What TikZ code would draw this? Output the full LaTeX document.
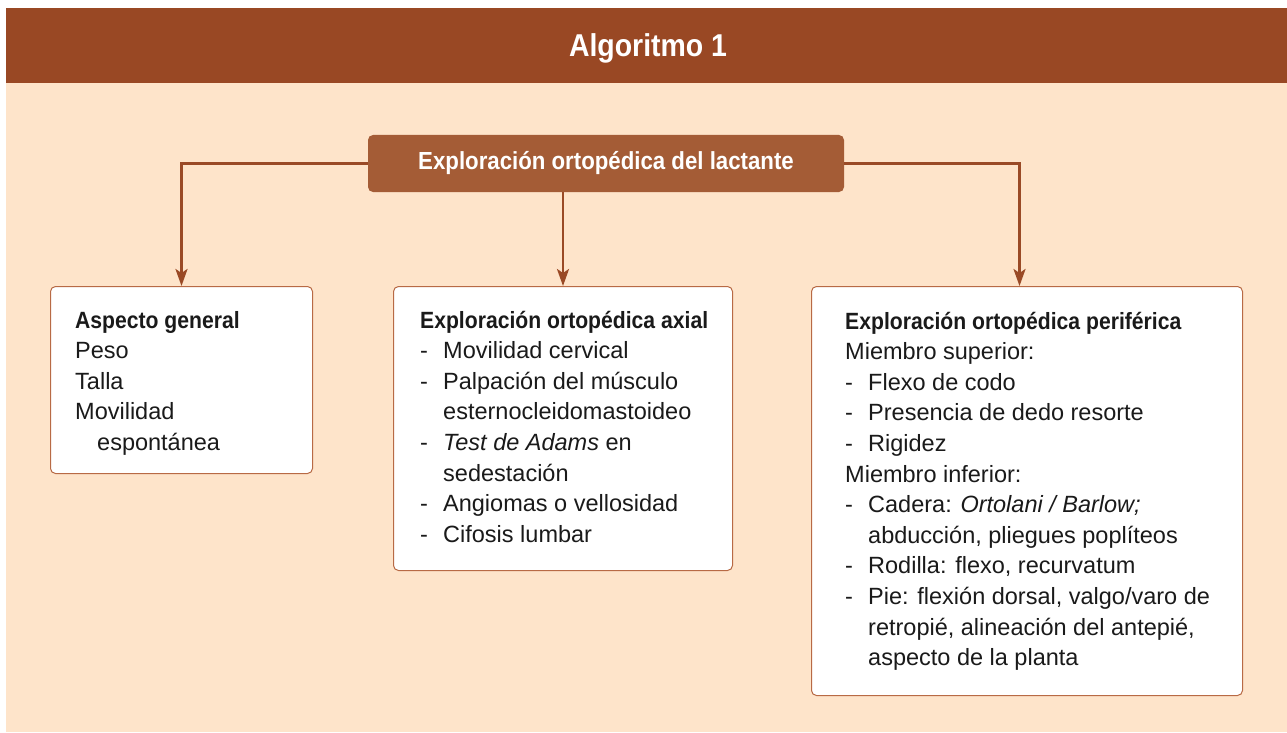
\documentclass[tikz,border=0pt]{standalone}
\usepackage{fontspec}
\setmainfont{Liberation Sans}
\newfontfamily\hdfont{Liberation Sans}[FakeStretch=0.9]
\usetikzlibrary{arrows.meta}
\definecolor{hdr}{HTML}{994824}
\definecolor{peach}{HTML}{FEE4CA}
\definecolor{topfill}{HTML}{A45C36}
\definecolor{conn}{HTML}{9A4A26}
\definecolor{bord}{HTML}{B86A45}
\definecolor{txt}{HTML}{1A1A1A}
\newcommand\dl[1]{\makebox[23pt][l]{-}#1}
\newcommand\cl[1]{\hspace*{23pt}#1}
\newcommand\ttl[1]{{\hdfont\bfseries #1}}
\begin{document}
\begin{tikzpicture}[x=1pt,y=-1pt,
  box/.style={draw=bord,line width=1pt,fill=white,rounded corners=5pt,anchor=north west,inner sep=0pt},
  body/.style={anchor=base west,inner sep=0pt,text=txt,font=\fontsize{23.5}{30.6}\selectfont},
  arr/.style={draw=conn,line width=2.6pt,-{Stealth[length=17pt,width=12pt,inset=4pt]}},
  ]
\useasboundingbox[fill=white] (0,0) rectangle (1287,733);
\fill[peach] (6,83) rectangle (1287,732);
\fill[hdr] (6,8) rectangle (1287,83);
\node[anchor=base,inner sep=0pt,text=white,font=\hdfont\bfseries\fontsize{31.6}{36}\selectfont] (title) at (648,57) {Algoritmo 1};

\node[fill=topfill,rounded corners=5pt,minimum width=476pt,minimum height=57pt,inner sep=0pt,text=white,font=\hdfont\bfseries\fontsize{24.7}{28}\selectfont] (top) at (606,163.5) {Exploración ortopédica del lactante};

\node[box,minimum width=262pt,minimum height=187pt] (gen) at (50,286) {};
\node[box,minimum width=339pt,minimum height=284pt] (axial) at (393,286) {};
\node[box,minimum width=431pt,minimum height=409pt] (peri) at (811,286) {};

\draw[arr] (top.west) -| (gen.north);
\draw[arr] (top.south -| axial.north) -- (axial.north);
\draw[arr] (top.east) -| ([xshift=-7.5pt]peri.north);

\node[body] (genT) at (75,328) {\begin{tabular}[t]{@{}l@{}}
\ttl{Aspecto general}\\
Peso\\
Talla\\
Movilidad\\
\hspace*{22pt}espontánea
\end{tabular}};

\node[body] (axialT) at (420,328) {\begin{tabular}[t]{@{}l@{}}
\ttl{Exploración ortopédica axial}\\
\dl{Movilidad cervical}\\
\dl{Palpación del músculo}\\
\cl{esternocleidomastoideo}\\
\dl{\textit{Test de Adams} en}\\
\cl{sedestación}\\
\dl{Angiomas o vellosidad}\\
\dl{Cifosis lumbar}
\end{tabular}};

\node[body] (periT) at (845,329) {\begin{tabular}[t]{@{}l@{}}
\ttl{Exploración ortopédica periférica}\\
Miembro superior:\\
\dl{Flexo de codo}\\
\dl{Presencia de dedo resorte}\\
\dl{Rigidez}\\
Miembro inferior:\\
\dl{Cadera: \textit{Ortolani / Barlow;}}\\
\cl{abducción, pliegues poplíteos}\\
\dl{Rodilla: flexo, recurvatum}\\
\dl{Pie: flexión dorsal, valgo/varo de}\\
\cl{retropié, alineación del antepié,}\\
\cl{aspecto de la planta}
\end{tabular}};
\end{tikzpicture}
\end{document}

### Task objective
Report the number of lines containing the string "draw" and add nothing to it.

### Reply
6